Now the shoe begins to pinch. The belt must be tightened. First come the aches and pains people are just going to have to learn to live with. Next will be the elective surgeries, especially for the elderly. Finally there will be the problem of end of life care. A death panel by any other name will be just as deadly.

The NHS should alert Americans to what is in store for them - but of course it will not, not for the free lunch crowd. They are being told, and wish to believe, that things will be different in America. Some kind of secret alchemy has been discovered to transmute base metal into gold, thereby solving the hitherto intractable problem of the free lunch.

The concepts of moral risk and the tragedy of the commons will always combine to doom schemes like the NHS and Obamacare. As well hope to reverse the laws of physics as to change these human phenomena. More regulations will only make matters worse. The enterprise is flawed from the start, based upon false assumptions about how people actually behave. The trouble is that those in thrall to such false assumptions are unable or unwilling to learn from experience. They are doomed to keep making the same mistakes over and over again, hoping each time it will be different.





Reply 10 - Posted by: Rather Read, 11/27/2012 12:45:44 PM     (No. 9036128)

My co-pay is 35. You can bet your life I go when it´s serious and only then. I can take OTC medication for minor ailments.

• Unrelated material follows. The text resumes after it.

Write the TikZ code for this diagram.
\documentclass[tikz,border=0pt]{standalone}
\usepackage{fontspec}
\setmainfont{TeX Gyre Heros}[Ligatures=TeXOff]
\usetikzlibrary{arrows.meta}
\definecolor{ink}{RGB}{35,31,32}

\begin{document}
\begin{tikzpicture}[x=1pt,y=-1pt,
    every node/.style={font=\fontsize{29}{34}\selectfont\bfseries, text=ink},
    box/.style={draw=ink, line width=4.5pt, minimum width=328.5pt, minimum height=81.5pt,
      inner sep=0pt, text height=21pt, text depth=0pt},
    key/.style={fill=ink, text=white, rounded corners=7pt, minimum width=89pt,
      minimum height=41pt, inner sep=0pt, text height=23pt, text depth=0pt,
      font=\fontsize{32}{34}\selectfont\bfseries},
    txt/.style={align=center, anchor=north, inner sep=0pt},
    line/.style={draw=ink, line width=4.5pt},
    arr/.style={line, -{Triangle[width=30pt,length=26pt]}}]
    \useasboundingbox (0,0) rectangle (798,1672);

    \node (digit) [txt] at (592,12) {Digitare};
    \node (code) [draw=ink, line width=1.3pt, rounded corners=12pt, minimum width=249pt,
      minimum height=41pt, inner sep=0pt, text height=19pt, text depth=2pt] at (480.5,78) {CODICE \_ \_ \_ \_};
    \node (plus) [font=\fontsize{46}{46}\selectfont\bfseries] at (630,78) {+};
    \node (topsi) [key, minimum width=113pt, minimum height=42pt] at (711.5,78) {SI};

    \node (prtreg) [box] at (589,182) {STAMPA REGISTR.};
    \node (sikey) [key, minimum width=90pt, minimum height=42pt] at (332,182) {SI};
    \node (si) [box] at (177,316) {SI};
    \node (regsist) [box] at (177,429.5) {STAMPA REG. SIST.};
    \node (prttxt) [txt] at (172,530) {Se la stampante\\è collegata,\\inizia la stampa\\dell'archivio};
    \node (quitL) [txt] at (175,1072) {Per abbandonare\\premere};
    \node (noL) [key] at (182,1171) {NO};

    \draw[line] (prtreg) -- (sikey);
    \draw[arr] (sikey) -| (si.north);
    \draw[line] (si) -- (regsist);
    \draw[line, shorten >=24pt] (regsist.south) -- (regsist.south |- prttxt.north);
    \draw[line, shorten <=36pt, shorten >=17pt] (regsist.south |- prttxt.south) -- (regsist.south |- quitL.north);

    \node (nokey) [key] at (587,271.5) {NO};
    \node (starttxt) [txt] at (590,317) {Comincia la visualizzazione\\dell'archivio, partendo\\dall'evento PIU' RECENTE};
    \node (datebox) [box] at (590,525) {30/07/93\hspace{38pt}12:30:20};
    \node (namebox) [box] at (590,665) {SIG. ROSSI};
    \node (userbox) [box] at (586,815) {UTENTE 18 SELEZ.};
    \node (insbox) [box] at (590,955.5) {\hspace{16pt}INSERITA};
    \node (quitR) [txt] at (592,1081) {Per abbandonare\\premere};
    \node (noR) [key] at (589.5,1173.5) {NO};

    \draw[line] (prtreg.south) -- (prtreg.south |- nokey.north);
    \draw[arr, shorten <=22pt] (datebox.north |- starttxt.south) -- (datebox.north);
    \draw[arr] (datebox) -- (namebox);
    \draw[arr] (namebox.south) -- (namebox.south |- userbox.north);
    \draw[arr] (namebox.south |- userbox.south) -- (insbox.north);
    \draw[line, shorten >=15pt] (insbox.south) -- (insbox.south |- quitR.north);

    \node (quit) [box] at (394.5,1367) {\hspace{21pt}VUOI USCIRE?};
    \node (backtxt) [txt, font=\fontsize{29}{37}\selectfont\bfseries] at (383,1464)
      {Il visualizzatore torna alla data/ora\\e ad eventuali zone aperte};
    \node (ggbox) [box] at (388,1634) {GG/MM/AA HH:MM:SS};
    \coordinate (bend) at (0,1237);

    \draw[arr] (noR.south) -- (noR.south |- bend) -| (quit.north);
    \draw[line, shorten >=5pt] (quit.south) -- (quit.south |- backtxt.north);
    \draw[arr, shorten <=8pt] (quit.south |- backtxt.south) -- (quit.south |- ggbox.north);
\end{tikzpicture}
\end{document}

Reply 11 - Posted by: ironchefw, 11/27/2012 1:28:19 PM     (No. 9036219)

Sounds like my plan for bankrupting Obamacare. Use it, use it, use it. Gum up the system.

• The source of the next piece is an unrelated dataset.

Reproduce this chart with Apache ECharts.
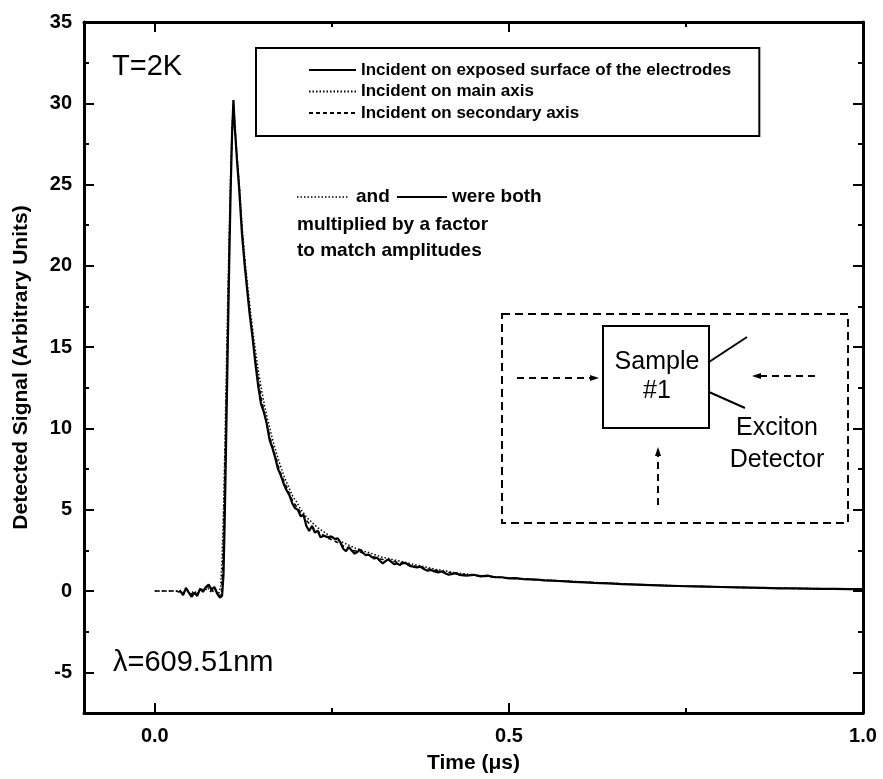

Reply 12 - Posted by: KTWO, 11/27/2012 1:48:17 PM     (No. 9036244)

Now the NHS and government complain that the animals behave as they have been trained to behave? Why?

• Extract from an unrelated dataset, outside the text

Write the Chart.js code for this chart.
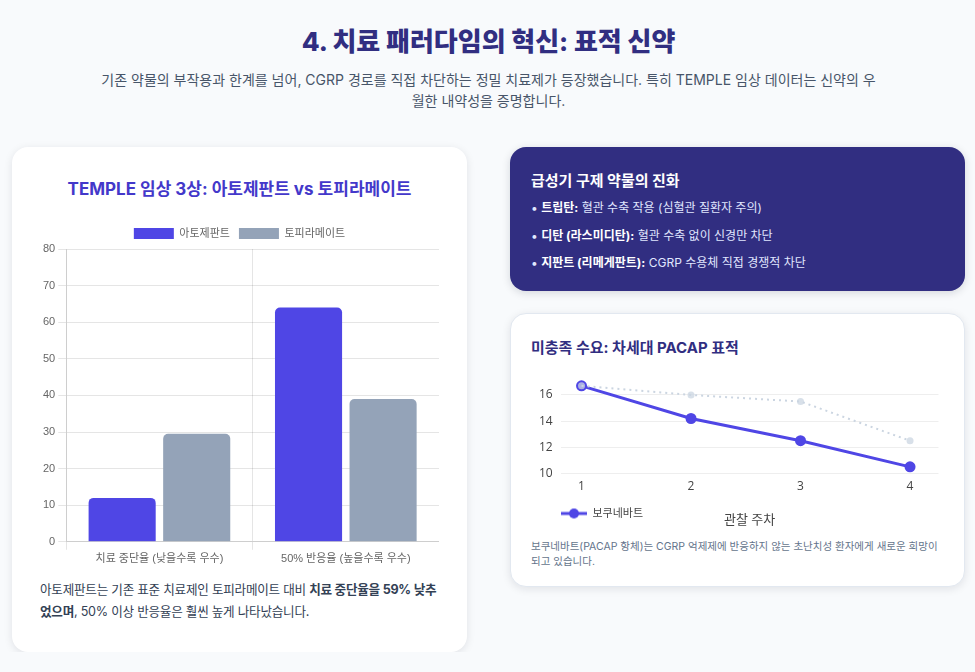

Well, understand this! You have taught the people that every necessity and some luxuries were absolute human rights. And those all should be free. And you would provide them.

So get off your fat arses in Parliament and fulfill your promises. Deliver!


   

 



 
Reply 13 - Posted by: veritas, 11/27/2012 3:15:33 PM     (No. 9036403)

Wow, gee. Free-market pricing allocates resources automatically? Like, like, like there´s some kinda "invisible hand" or something?

What a discovery!


Reply 14 - Posted by: aindyin, 11/27/2012 3:56:00 PM     (No. 9036458)

Well geez you idiots said its free so why are you bitching that we use it.


Reply 15 - Posted by: 4Justice, 11/27/2012 4:28:50 PM     (No. 9036501)

#1 and 8, I totally agree that most doctors nowadays are worthless. I am sorry, but I know of too many instances where doctors did nothing but make the patient´s illnesses worse. I don´t think a lot of the new doctors really care about their patients. I think a lot of them are just in it for the money.


Reply 16 - Posted by: ColonialAmerican1623, 11/27/2012 11:54:20 PM     (No. 9036934)

On the other hand, we were told for years that preventative care was the way to go.
By the time some people make it to the doc, their diabetes, high BP, cancer, or other disease is totally out of control.

Those docs that are typing during your visit don´t have to do charts in the evening. You are lucky if the nurse takes your vitals when you go in the exam room. The insurance company will let them know when you need meds, a test, or a diet.